One of the two things I can say kept coming back to me as I was reading this book are Morgan’s supplies. Morgan has done what every good prepper should do if they have a job that takes them away from home. Morgan has a Get Home Bag and pretty much anything you could imagine him needing is packed away in here. I think that he has more stuff than I normally take for camping but he doesn’t stop there. A couple of characters remark about how much he has, so I am sure the author is aware of the amount at some point, but I choose to accept that Morgan has a huge pack and he is a big muscular guy who can walk with a 60 pound pack over 250 miles with no issues after society has busted big time.

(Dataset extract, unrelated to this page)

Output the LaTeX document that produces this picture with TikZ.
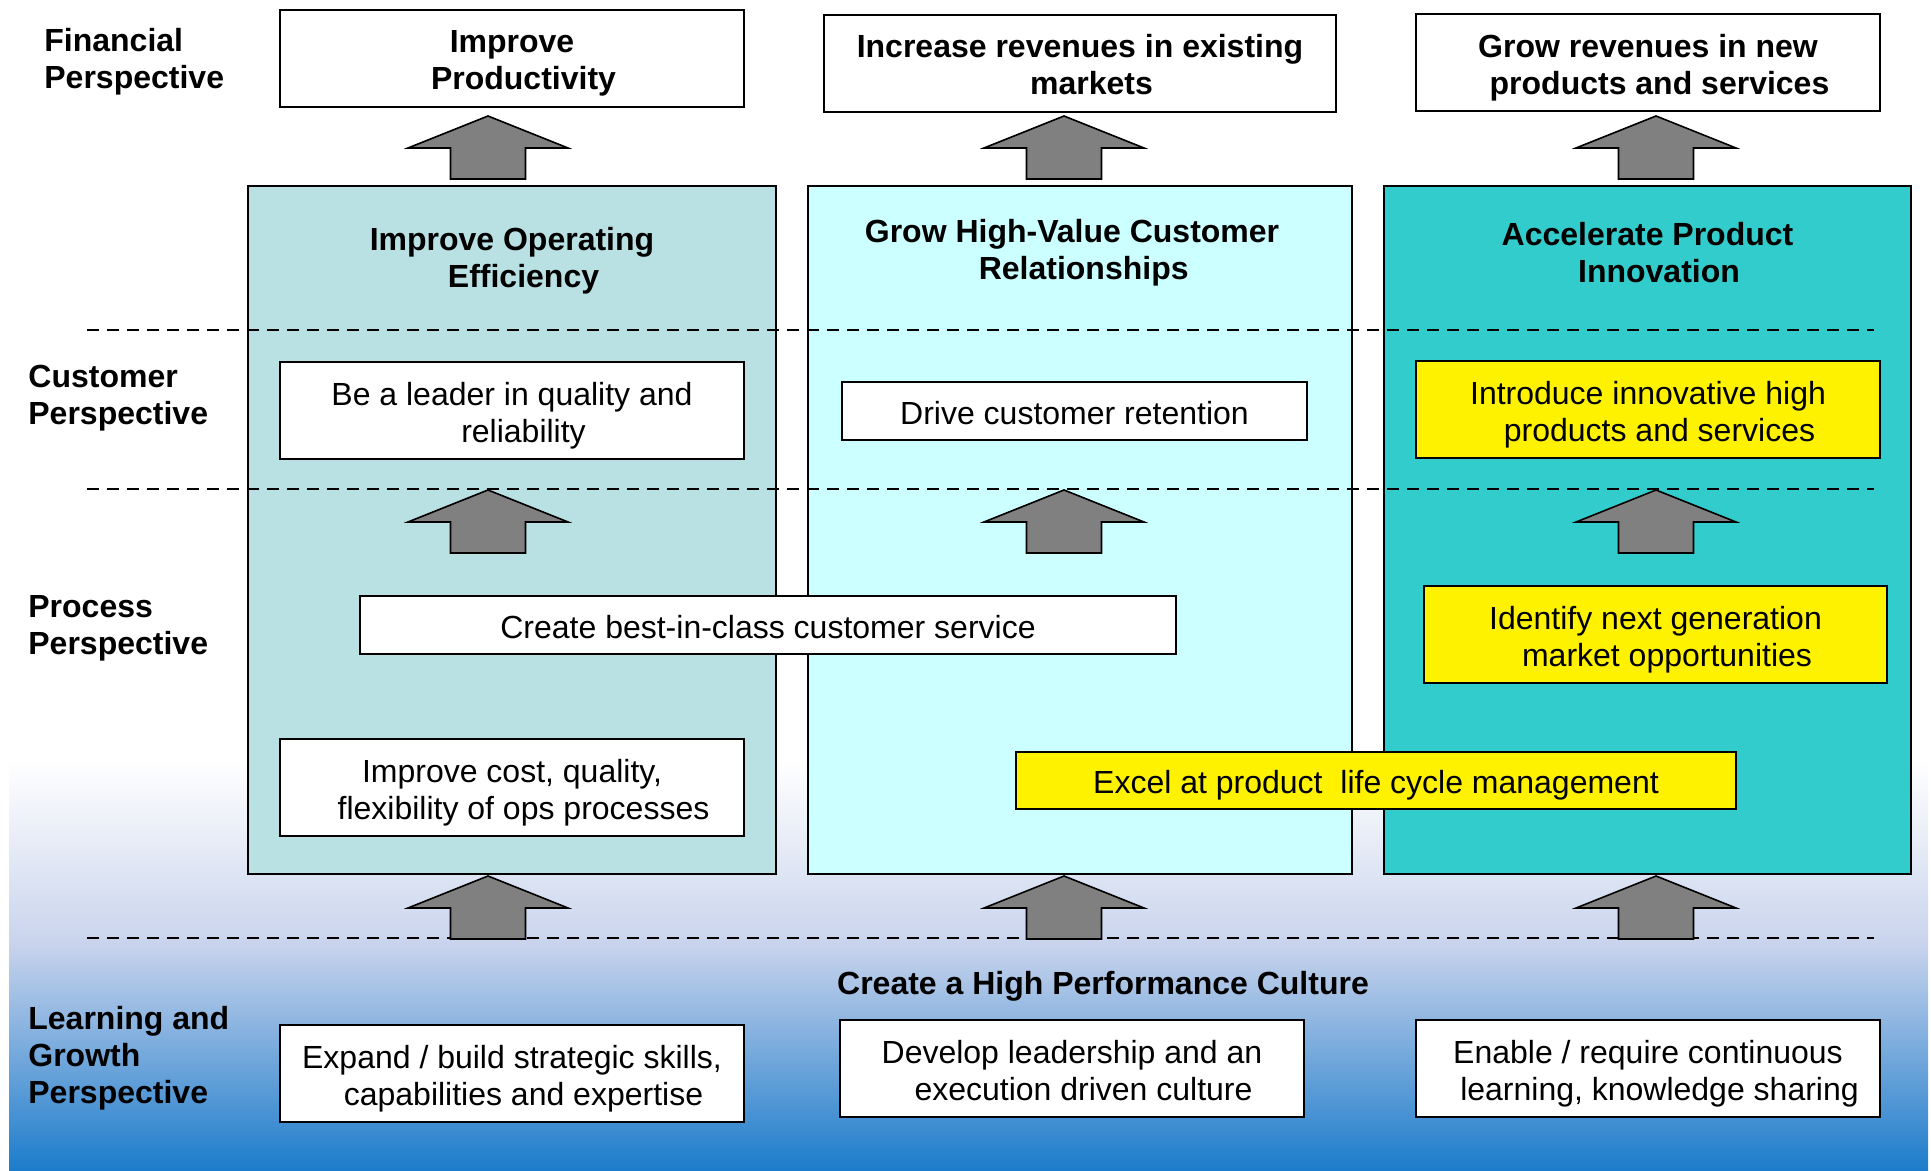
\documentclass[tikz,border=0pt]{standalone}
\usepackage{fontspec}
\setmainfont{Liberation Sans}
\definecolor{colA}{RGB}{185,224,227}
\definecolor{colB}{RGB}{204,255,255}
\definecolor{colC}{RGB}{51,204,204}
\definecolor{arrowgray}{RGB}{128,128,128}
\definecolor{bgmid}{RGB}{200,211,236}
\definecolor{bgbot}{RGB}{28,124,203}
\newcommand\blockup[2]{\draw[blockarrow] (#1,#2) -- ++(80,32) -- ++(-42.5,0) -- ++(0,31) -- ++(-75,0) -- ++(0,-31) -- ++(-42.5,0) -- cycle;}
\begin{document}
\begin{tikzpicture}[x=0.5pt,y=-0.5pt,
  every node/.style={font=\fontsize{16pt}{18.5pt}\selectfont, text=black},
  plainbox/.style={draw=black, line width=1pt, fill=white, align=center, inner sep=0pt,
    execute at end node={\rule[-3.4pt]{0pt}{3.4pt}}},
  oneline/.style={execute at begin node={\rule{0pt}{16.4pt}}},
  twoline/.style={execute at begin node={\rule{0pt}{34.9pt}}},
  yellowbox/.style={plainbox, fill=yellow},
  finbox/.style={plainbox, font=\fontsize{16pt}{18.5pt}\selectfont\bfseries},
  colbox/.style={draw=black, line width=1.2pt, inner sep=0pt, minimum height=344pt},
  title/.style={font=\fontsize{16pt}{18.5pt}\selectfont\bfseries, align=center, inner sep=0pt},
  persp/.style={font=\fontsize{16pt}{18.5pt}\selectfont\bfseries, align=left, anchor=west, inner sep=0pt},
  sepline/.style={dash pattern=on 6pt off 4pt, line width=1pt},
  blockarrow/.style={draw=black, line width=0.8pt, fill=arrowgray, line join=miter},
  wide/.style={minimum width=232pt, minimum height=48.5pt, twoline}
]
\useasboundingbox (0,0) rectangle (1931,1171);
% background
\fill[white] (0,0) rectangle (1931,1171);
\shade[top color=white, bottom color=bgmid] (9,760) rectangle (1928,946);
\shade[top color=bgmid, bottom color=bgbot] (9,945) rectangle (1928,1171);

% perspective labels
\node[persp] (lfin) at (44,62) {Financial\\Perspective};
\node[persp] (lcus) at (28,398) {Customer\\Perspective};
\node[persp] (lpro) at (28,628) {Process\\Perspective};
\node[persp] (llea) at (28,1058) {Learning and\\Growth\\Perspective};

% financial boxes
\node[finbox, wide] (fin1) at (512,58.5) {Improve\\\hspace*{11.5pt}Productivity};
\node[finbox, minimum width=256pt, minimum height=48.5pt, twoline] (fin2) at (1080,63.5) {Increase revenues in existing\\\hspace*{11.5pt}markets};
\node[finbox, wide] (fin3) at (1648,63) {Grow revenues in new\\\hspace*{11.5pt}products and services};

% column boxes
\node[colbox, fill=colA, minimum width=264pt] (col1) at (512,530) {};
\node[colbox, fill=colB, minimum width=272pt] (col2) at (1080,530) {};
\node[colbox, fill=colC, minimum width=263.5pt] (col3) at (1647.5,530) {};

\node[title] (t1) at (512,261) {Improve Operating\\\hspace*{11.5pt}Efficiency};
\node[title] (t2) at (1080,252.5) {Grow High-Value Customer\hspace*{8pt}\\\hspace*{3.7pt}Relationships};
\node[title] (t3) at (1647.5,252.5) {Accelerate Product\\\hspace*{11.5pt}Innovation};

% separators
\coordinate (s1a) at (87,330); \coordinate (s1b) at (1874,330);
\coordinate (s2a) at (87,489); \coordinate (s2b) at (1874,489);
\coordinate (s3a) at (87,938); \coordinate (s3b) at (1874,938);
\draw[sepline] (s1a) -- (s1b);
\draw[sepline] (s2a) -- (s2b);
\draw[sepline] (s3a) -- (s3b);

% customer row
\node[plainbox, wide] (c1) at (512,410.5) {Be a leader in quality and\\\hspace*{11.5pt}reliability};
\node[plainbox, oneline, minimum width=232.5pt, minimum height=29pt] (c2) at (1074.5,411) {Drive customer retention};
\node[yellowbox, wide] (c3) at (1648,409.5) {Introduce innovative high\\\hspace*{11.5pt}products and services};

% process row
\node[plainbox, oneline, minimum width=408pt, minimum height=29pt] (p1) at (768,625) {Create best-in-class customer service};
\node[yellowbox, wide, minimum width=231.5pt] (p2) at (1655.5,634.5) {Identify next generation\\\hspace*{11.5pt}market opportunities};
\node[plainbox, wide] (p3) at (512,787.5) {Improve cost, quality,\\\hspace*{11.5pt}flexibility of ops processes};
\node[yellowbox, oneline, minimum width=360pt, minimum height=28.5pt] (p4) at (1376,780.5) {Excel at product\ \ life cycle management};

% learning row
\node[title] (culture) at (1103,986.5) {Create a High Performance Culture};
\node[plainbox, wide] (l1) at (512,1073.5) {Expand / build strategic skills,\\\hspace*{11.5pt}capabilities and expertise};
\node[plainbox, wide] (l2) at (1072,1068.5) {Develop leadership and an\\\hspace*{11.5pt}execution driven culture};
\node[plainbox, wide] (l3) at (1648,1068.5) {Enable / require continuous\\\hspace*{11.5pt}learning, knowledge sharing};

% block arrows
\blockup{488}{116}
\blockup{1064}{116}
\blockup{1656}{116}
\blockup{488}{490}
\blockup{1064}{490}
\blockup{1656}{490}
\blockup{488}{876}
\blockup{1064}{876}
\blockup{1656}{876}
\end{tikzpicture}
\end{document}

Hey, I believe much more insane things all the time when I watch movies so why not?
The other aspect I missed was more of a back story. Going Home, is the first of at least three novels and I plan on reading the next two. He may get more into the details about Morgan’s history and the people behind the conspiracy in the next two which may negate this entirely, but I would have like to have a little more of Morgan’s back story. How did he get into Prepping and what motivated him to set his house up the way he did? This book was almost entirely about the journey with a lot of attention paid to routes and the normal tasks of eating and sleeping, hiding and route navigation. He does share a pretty fair amount of time talking about the specifics of his gear. I know you have to strike a balance and it almost feels like this was one huge story broken into three parts and even written all at once so maybe this will all play out as I go along.
The characters of Thad and Sarge have a lot of potential and the whole military conspiracy angle is ripe for content. Maybe that is forthcoming and I will find out shortly as I start the second book Surviving Home tonight. I did enjoy the book overall and am looking forward to what happens next with Morgan. If you like survival fiction, I think you will like Going Home from A American.